Once you found out where these terms belong, please translate them into python to compute the clustering.

Please, make sure the output is concatenated as an additional header to the existing “directive” dataframe
[content_list]

Now, you can decide whether to add an extra cell in the Google Colab notebook to run the suggested script or keep Claude’s rule-based classification.

Be very cautious with the latter; double-check that the classification of disallowed directives actually aligns with your needs.

a screenshot of the count of disallow directive by category cluster from the robots.txt files of the submitted URLs.

You are now good to plot the disallow directive groups from the pool of competitor websites.

With a couple of tweaks here and there, you can secure yourself a reliable workflow to streamline a robots.txt competitive analysis.

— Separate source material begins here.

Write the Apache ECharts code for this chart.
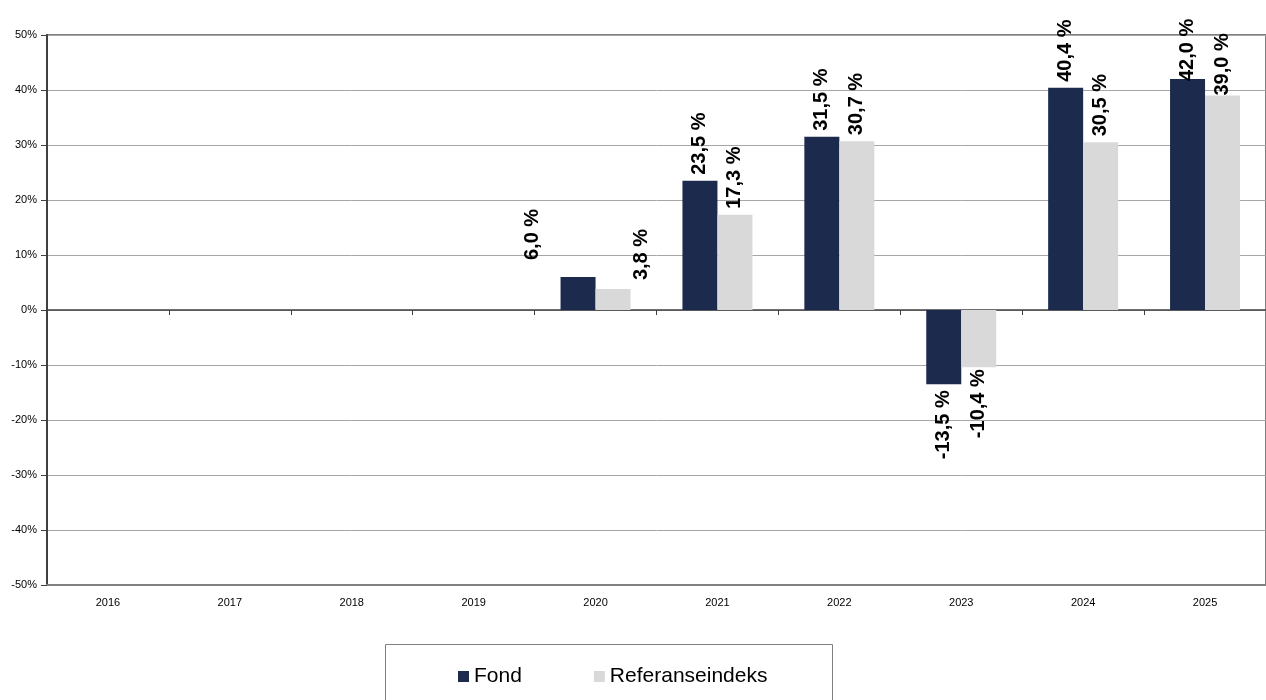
<!DOCTYPE html>
<html>
<head>
<meta charset="utf-8">
<script src="https://cdn.jsdelivr.net/npm/echarts@6/dist/echarts.min.js"></script>
<style>
html,body{margin:0;padding:0;background:#fff;}
#c{width:1266px;height:700px;}
</style>
</head>
<body>
<div id="c"></div>
<script>
const categories = ['2016','2017','2018','2019','2020','2021','2022','2023','2024','2025'];
const fondValues = [null, null, null, null, 6.0, 23.5, 31.5, -13.5, 40.4, 42.0];
const refValues = [null, null, null, null, 3.8, 17.3, 30.7, -10.4, 30.5, 39.0];
const yTicks = [-50, -40, -30, -20, -10, 0, 10, 20, 30, 40, 50];
const seriesNames = ['Fond', 'Referanseindeks'];

// label placement tweaks (style only)
const fondLabelTweaks = {4: {position: [-28, -17]}, 9: {distance: -2}};
const refLabelTweaks = {4: {position: [46, -9]}, 9: {distance: 0}, 7: {distance: 2}};

function fmt(v) { return v.toFixed(1).replace('.', ',') + ' %'; }

function buildData(values, tweaks) {
  return values.map((v, i) => {
    if (v === null) return null;
    const label = v < 0
      ? {position: 'bottom', align: 'right', distance: 6}
      : {position: 'top', align: 'left', distance: 6};
    Object.assign(label, tweaks[i] || {});
    return {value: v, label: label};
  });
}

const labelBase = {
  show: true, rotate: 90, verticalAlign: 'middle',
  fontFamily: 'Liberation Sans, Arial, sans-serif', fontWeight: 'bold', fontSize: 20, color: '#000',
  formatter: p => fmt(p.value)
};

const chart = echarts.init(document.getElementById('c'));
chart.setOption({
  animation: false,
  backgroundColor: '#fff',
  textStyle: {fontFamily: 'Liberation Sans, Arial, sans-serif'},
  grid: {left: 47, right: -1, top: 35, bottom: 115, show: true, borderColor: '#808080', borderWidth: 2, containLabel: false},
  graphic: [{
    type: 'rect', left: 385, top: 644,
    shape: {width: 447, height: 70},
    style: {fill: '#fff', stroke: '#808080', lineWidth: 1}, z: 0
  }],
  legend: {
    data: seriesNames, left: 453, top: 661, icon: 'rect', itemWidth: 11, itemHeight: 11, itemGap: 72,
    textStyle: {fontSize: 21, color: '#000', fontFamily: 'Liberation Sans, Arial, sans-serif'}, z: 5
  },
  xAxis: [{
    type: 'category', data: categories, position: 'bottom',
    axisLine: {onZero: false, lineStyle: {color: '#808080', width: 2}},
    axisTick: {show: false},
    axisLabel: {fontSize: 11, color: '#000', margin: 12}
  }, {
    type: 'category', data: categories, position: 'bottom',
    axisLine: {onZero: true, onZeroAxisIndex: 0, lineStyle: {color: '#404040', width: 1.5}},
    axisTick: {show: true, length: 5, lineStyle: {color: '#404040'}},
    axisLabel: {show: false}
  }],
  yAxis: {
    type: 'value', min: -50, max: 50, interval: 10,
    axisLine: {show: true, lineStyle: {color: '#404040', width: 2}},
    axisTick: {show: true, length: 6, lineStyle: {color: '#404040'}},
    axisLabel: {fontSize: 11, color: '#000', margin: 10, formatter: v => yTicks.includes(v) ? v + '%' : ''},
    splitLine: {lineStyle: {color: '#a6a6a6', width: 1}}
  },
  series: [{
    name: seriesNames[0], type: 'bar', barWidth: 35, barGap: '0%',
    itemStyle: {color: '#1c2a4e'},
    label: labelBase,
    data: buildData(fondValues, fondLabelTweaks)
  }, {
    name: seriesNames[1], type: 'bar', barWidth: 35, barGap: '0%',
    itemStyle: {color: '#d9d9d9'},
    label: labelBase,
    data: buildData(refValues, refLabelTweaks)
  }]
});
</script>
</body>
</html>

A few Python Lines for the Perfect Robots.txt Automation Workflow

Robots.txt analysis doesn’t have to be a manual, time-consuming process.

And it’s also free.

You don’t have to shell out your tokens after MCPs or AI agents if you know where to source your stash.

With Advertools handling the fetching, Pandas for preprocessing, and Plotly for visualisation, you have a repeatable workflow that scales across as many competitors as you need.

The rule-based classification is the only part that requires domain judgment, but even that can be streamlined with a little help from LLMs.

Feel free to fork the notebook, adapt the crawler categories and directive labels to your industry, and you’ll have a competitive audit ready in minutes.